Interior designer Clement Cheng, who is also the owner of local design retailer Signum, recently opened his company’s second customer-facing store in the city, located near Jardim de Vasco da Gama.
After having left Macau to live in the U.K. for many years, the designer took the decision to move back to the MSAR in 2009. On his return, he was surprised to see the rapid development Macau had undergone. However, he also noticed a gap in the market for design products.
Working as an interior designer in the city he struggled to source items for his profession, so in 2010 he decided to open a shop selling the sort of products he needed for his line of work.
Cheng sat down with the Times last month to talk about Signum, changes in the general public’s perception toward design products, and what the government is doing about it.
MDT – Signum targets both the retail and commercial customer. How does your approach to these clients differ?
CC – For hotels and big corporate [entities], it is very easy because they understand the value of design. So we don’t have to do a lot of promotion to them. But for the general public it is more difficult because there are not a lot of genuine items in Macau – many [products] are fake. The retail client usually can’t tell [what is genuine and what is fake] and so we have to educate them. And that can be difficult because the [fake] items cost so much less and people wonder, ‘why does your project cost so much more?’
At the end of the day, we need to keep in mind that the R&D [research and development] is very [costly] in order to create these products. This is something that an international city should realize, because it’s not about replicating [an existing] product, but about the thought behind it – that’s what’s important. If the general public can’t accept that, then it means that they can’t really appreciate it.
In a way we want to educate them so that they understand what design is really about. Otherwise, it’s just an ornament. I think it’s much more than that; these products are meant to change the way that you live your life. That’s my belief anyway.
MDT – What criteria do you use to determine which brands you will carry?
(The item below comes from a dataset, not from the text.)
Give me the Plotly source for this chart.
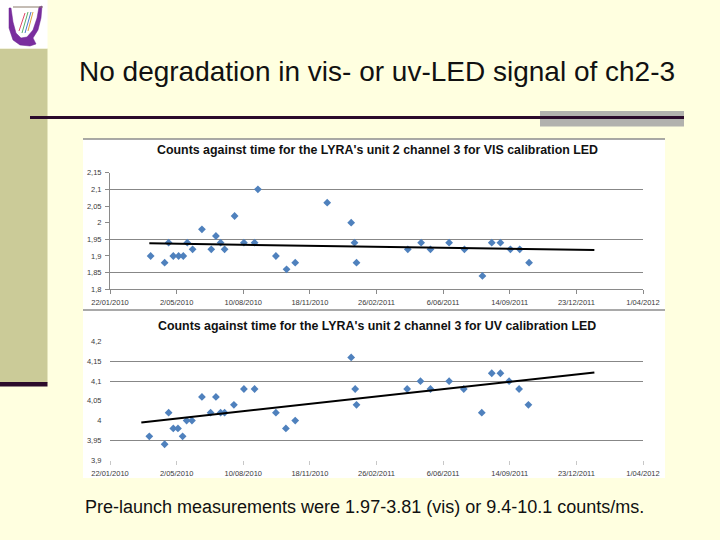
import plotly.graph_objects as go

W, H = 720, 540

# ---------------- data ----------------
x_tick_dates = ["2010-01-22", "2010-05-02", "2010-08-10", "2010-11-18", "2011-02-26",
                "2011-06-06", "2011-09-14", "2011-12-23", "2012-04-01"]
x_tick_labels = ["22/01/2010", "2/05/2010", "10/08/2010", "18/11/2010", "26/02/2011",
                 "6/06/2011", "14/09/2011", "23/12/2011", "1/04/2012"]

vis_dates = ["2010-03-24", "2010-04-14", "2010-04-20", "2010-04-27", "2010-05-05", "2010-05-12",
             "2010-05-18", "2010-05-26", "2010-06-09", "2010-06-23", "2010-06-30", "2010-07-07",
             "2010-07-13", "2010-07-28", "2010-08-11", "2010-08-27", "2010-09-01", "2010-09-28",
             "2010-10-14", "2010-10-27", "2010-12-14", "2011-01-19", "2011-01-24", "2011-01-27",
             "2011-04-14", "2011-05-04", "2011-05-18", "2011-06-15", "2011-07-08", "2011-08-04",
             "2011-08-18", "2011-08-31", "2011-09-15", "2011-09-29", "2011-10-13"]
vis_values = [1.90, 1.88, 1.94, 1.90, 1.90, 1.90, 1.94, 1.92, 1.98, 1.92,
              1.96, 1.94, 1.92, 2.02, 1.94, 1.94, 2.10, 1.90, 1.86, 1.88,
              2.06, 2.00, 1.94, 1.88, 1.92, 1.94, 1.92, 1.94, 1.92, 1.84,
              1.94, 1.94, 1.92, 1.92, 1.88]
vis_trend_dates = ["2010-03-22", "2012-01-19"]
vis_trend_values = [1.938, 1.918]
vis_tick_vals = [1.8, 1.85, 1.9, 1.95, 2.0, 2.05, 2.1, 2.15]
vis_tick_text = ["1,8", "1,85", "1,9", "1,95", "2", "2,05", "2,1", "2,15"]
vis_grid_vals = [1.85, 1.95, 2.1]

uv_dates = ["2010-03-22", "2010-04-14", "2010-04-20", "2010-04-27", "2010-05-04", "2010-05-11",
            "2010-05-17", "2010-05-25", "2010-06-09", "2010-06-22", "2010-06-30", "2010-07-07",
            "2010-07-13", "2010-07-27", "2010-08-11", "2010-08-27", "2010-09-28", "2010-10-13",
            "2010-10-27", "2011-01-19", "2011-01-25", "2011-01-27", "2011-04-13", "2011-05-03",
            "2011-05-18", "2011-06-15", "2011-07-07", "2011-08-03", "2011-08-18", "2011-08-31",
            "2011-09-13", "2011-09-28", "2011-10-12"]
uv_values = [3.96, 3.94, 4.02, 3.98, 3.98, 3.96, 4.00, 4.00, 4.06, 4.02,
             4.06, 4.02, 4.02, 4.04, 4.08, 4.08, 4.02, 3.98, 4.00, 4.16,
             4.08, 4.04, 4.08, 4.10, 4.08, 4.10, 4.08, 4.02, 4.12, 4.12,
             4.10, 4.08, 4.04]
uv_trend_dates = ["2010-03-10", "2012-01-19"]
uv_trend_values = [3.995, 4.122]
uv_tick_vals = [3.9, 3.95, 4.0, 4.05, 4.1, 4.15, 4.2]
uv_tick_text = ["3,9", "3,95", "4", "4,05", "4,1", "4,15", "4,2"]
uv_grid_vals = [3.95, 4.1, 4.15]

main_title = "No degradation in vis- or uv-LED signal of ch2-3"
vis_title = "Counts against time for the LYRA's unit 2 channel 3 for VIS calibration LED"
uv_title = "Counts against time for the LYRA's unit 2 channel 3 for UV calibration LED"
footer = "Pre-launch measurements were 1.97-3.81 (vis) or 9.4-10.1 counts/ms."

# ---------------- helpers ----------------
def px(x):
    return x / W

def py(y):
    return 1 - y / H

BG = "#FFFFE0"
MARK = "#4F81BD"
GRID = "#878787"
TICKF = dict(family="Liberation Sans, Arial, sans-serif", size=7.5, color="#3A3A3A")

fig = go.Figure()

fig.add_trace(go.Scatter(x=vis_dates, y=vis_values, mode="markers",
                         marker=dict(symbol="diamond", size=6, color=MARK),
                         xaxis="x", yaxis="y", showlegend=False, hoverinfo="skip"))
fig.add_trace(go.Scatter(x=vis_trend_dates, y=vis_trend_values, mode="lines",
                         line=dict(color="black", width=2),
                         xaxis="x", yaxis="y3", showlegend=False, hoverinfo="skip"))
fig.add_trace(go.Scatter(x=uv_dates, y=uv_values, mode="markers",
                         marker=dict(symbol="diamond", size=6, color=MARK),
                         xaxis="x2", yaxis="y2", showlegend=False, hoverinfo="skip"))
fig.add_trace(go.Scatter(x=uv_trend_dates, y=uv_trend_values, mode="lines",
                         line=dict(color="black", width=2),
                         xaxis="x2", yaxis="y4", showlegend=False, hoverinfo="skip"))

xdom = [px(110), px(643)]
vis_dom = [py(289.3), py(172.7)]
uv_dom = [py(460.0), py(341.7)]
xrange = ["2010-01-22", "2012-04-01"]

common_x = dict(type="date", range=xrange, tickmode="array", tickvals=x_tick_dates,
                ticktext=x_tick_labels, showgrid=False, zeroline=False, tickfont=TICKF,
                ticks="outside", ticklen=4, ticklabelstandoff=2, automargin=False)

fig.update_layout(
    width=W, height=H,
    margin=dict(l=0, r=0, t=0, b=0, pad=0, autoexpand=False),
    paper_bgcolor=BG, plot_bgcolor="rgba(0,0,0,0)",
    font=dict(family="Liberation Sans, Arial, sans-serif"),
    showlegend=False,
    xaxis=dict(domain=xdom, anchor="y", showline=True, linecolor="#8A8A8A", linewidth=1,
               tickcolor="#8A8A8A", **common_x),
    yaxis=dict(domain=vis_dom, anchor="x", range=[1.8, 2.15], tickmode="array",
               tickvals=vis_tick_vals, ticktext=vis_tick_text, showgrid=False, zeroline=False,
               showline=True, linecolor="#8A8A8A", ticks="outside", ticklen=4,
               tickcolor="#8A8A8A", tickfont=TICKF, ticklabelstandoff=2, automargin=False),
    yaxis3=dict(overlaying="y", anchor="x", range=[1.8, 2.15], tickmode="array",
                tickvals=vis_grid_vals, showticklabels=False, showgrid=True, gridcolor=GRID,
                gridwidth=1, zeroline=False, showline=False, ticks="", automargin=False),
    xaxis2=dict(domain=xdom, anchor="y2", showline=False, tickcolor="#C8C8C8", **common_x),
    yaxis2=dict(domain=uv_dom, anchor="x2", range=[3.9, 4.2], tickmode="array",
                tickvals=uv_tick_vals, ticktext=uv_tick_text, showgrid=False, zeroline=False,
                showline=False, ticks="outside", ticklen=4, tickcolor="rgba(0,0,0,0)",
                tickfont=TICKF, ticklabelstandoff=2, automargin=False),
    yaxis4=dict(overlaying="y2", anchor="x2", range=[3.9, 4.2], tickmode="array",
                tickvals=uv_grid_vals, showticklabels=False, showgrid=True, gridcolor=GRID,
                gridwidth=1, zeroline=False, showline=False, ticks="", automargin=False),
)

shapes = []
# chart backgrounds (white panel)
shapes.append(dict(type="rect", xref="paper", yref="paper", layer="below",
                   x0=px(83), x1=px(665), y0=py(478), y1=py(139),
                   fillcolor="white", line=dict(width=0)))
shapes.append(dict(type="line", xref="paper", yref="paper", layer="below",
                   x0=px(83), x1=px(665), y0=py(139), y1=py(139),
                   line=dict(color="#8C8C8C", width=1.5)))
shapes.append(dict(type="line", xref="paper", yref="paper", layer="below",
                   x0=px(83), x1=px(665), y0=py(310), y1=py(310),
                   line=dict(color="#8C8C8C", width=1.5)))
# left khaki bar
shapes.append(dict(type="rect", xref="paper", yref="paper", layer="below",
                   x0=0, x1=px(47.5), y0=py(383), y1=py(48.5),
                   fillcolor="#CBCB98", line=dict(width=0)))
shapes.append(dict(type="rect", xref="paper", yref="paper", layer="below",
                   x0=0, x1=px(47.5), y0=py(386.5), y1=py(382),
                   fillcolor="#2B0B2B", line=dict(width=0)))
# logo area
shapes.append(dict(type="rect", xref="paper", yref="paper", layer="below",
                   x0=0, x1=px(47.5), y0=py(48.5), y1=1,
                   fillcolor="white", line=dict(width=0)))

def pth(points, close=True):
    s = "M " + " L ".join(f"{px(x):.5f},{py(y):.5f}" for x, y in points)
    return s + (" Z" if close else "")

lyre = [(9, 8), (11, 8), (13, 22), (16, 33), (21, 38), (27, 37), (33, 30), (37, 18), (39, 7),
        (42, 6), (41, 18), (38, 30), (33, 38), (36, 44), (30, 46), (20, 45), (13, 40), (9, 28)]
shapes.append(dict(type="path", xref="paper", yref="paper", path=pth(lyre),
                   fillcolor="#7A2E9E", line=dict(color="#6A2090", width=0.5)))
shapes.append(dict(type="line", xref="paper", yref="paper",
                   x0=px(13), x1=px(43), y0=py(7), y1=py(7),
                   line=dict(color="#8A7A6A", width=1)))
for (xa, ya, xb, yb, c) in [(19, 31, 25, 13, "#E04A6A"), (22, 33, 28, 12, "#5AB06A"),
                            (25, 33, 31, 12, "#4A7AD0"), (28, 31, 33, 12, "#E0A040")]:
    shapes.append(dict(type="line", xref="paper", yref="paper",
                       x0=px(xa), x1=px(xb), y0=py(ya), y1=py(yb),
                       line=dict(color=c, width=1)))
# header rule
shapes.append(dict(type="rect", xref="paper", yref="paper", layer="below",
                   x0=px(540), x1=px(684), y0=py(126.5), y1=py(111),
                   fillcolor="#B2B2AE", line=dict(width=0)))
shapes.append(dict(type="line", xref="paper", yref="paper",
                   x0=px(30), x1=px(684), y0=py(117.5), y1=py(117.5),
                   line=dict(color="#2B0B2B", width=3)))
fig.update_layout(shapes=shapes)

ann = []
ann.append(dict(text=main_title, xref="paper", yref="paper", x=px(377), y=py(72),
                xanchor="center", yanchor="middle", showarrow=False,
                font=dict(family="Liberation Sans, Arial, sans-serif", size=28, color="#111111")))
ann.append(dict(text="<b>" + vis_title + "</b>", xref="paper", yref="paper", x=px(377), y=py(149.5),
                xanchor="center", yanchor="middle", showarrow=False,
                font=dict(family="Liberation Sans Narrow, Arial Narrow, sans-serif", size=12.4,
                          color="#111111")))
ann.append(dict(text="<b>" + uv_title + "</b>", xref="paper", yref="paper", x=px(377), y=py(326),
                xanchor="center", yanchor="middle", showarrow=False,
                font=dict(family="Liberation Sans Narrow, Arial Narrow, sans-serif", size=12.4,
                          color="#111111")))
ann.append(dict(text=footer, xref="paper", yref="paper", x=px(83), y=py(507),
                xanchor="left", yanchor="middle", showarrow=False,
                font=dict(family="Liberation Sans, Arial, sans-serif", size=18, color="#111111")))
fig.update_layout(annotations=ann)

fig.write_html("out.html", config={"displayModeBar": False},
               post_script="document.body.style.margin='0';document.body.style.padding='0';")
CC – Quality is one of the main concerns, as is good value. Design-wise, of course I have to judge it by my own standards. Trend is definitely not something I have in mind [when selecting] brands for my shop, because I think that trend is too fashionable and I think design products should be timeless.
We are constantly looking for new designers. This year we have agreed to carry some brands from Taiwan, for example. So, we are constantly on the look out but it can be difficult because our shop is not really that big – we can’t carry everything. Sometimes, if the market changes, we might swap [out some products] for a season or two.
MDT – What about the other Signum locations? What demographics do they target?
CC – The shop near A-Ma Temple is really focused on tourism. The number of tourists has really dropped this year. Last year we had 80 percent of our customers come from the mainland, which was really surprising. Our Costa unit is a little different. When I moved to Costa, it was simply because the A-Ma unit wasn’t big enough. So we moved our interior design office from Barra to Central and then we needed a location to store our design furniture so we [opted] for Costa. But we don’t really open that shop to the public, it’s more for the contract market.
MDT – What are your thoughts on the government’s promotion of art and design?
CC – Well, the government talks about the [creative and cultural] industry, right? I mean that’s what they always talk about. I am not so sure about the government’s plans, because we don’t really get involved with that. They put us on the [Macau Cultural and Creative] Map, but I think they are more interested in self-produced products than our line of business. If you look into it, you will see that the government never really promotes interior design; they promote [other types] like product design or graphic design – that’s their main focus. Interior design is rarely mentioned. I don’t know why that is exactly.
MDT – What about the local ‘incubators’ for design start-up companies?
CC – There are a lot already in Macau. I mean, it’s a good thing to have these for local designers as they can have space [to work in] and they can communicate with other designers in an interdisciplinary way, and it will help them to grow. It’s definitely a healthy environment, [conducive] to the development of a young company.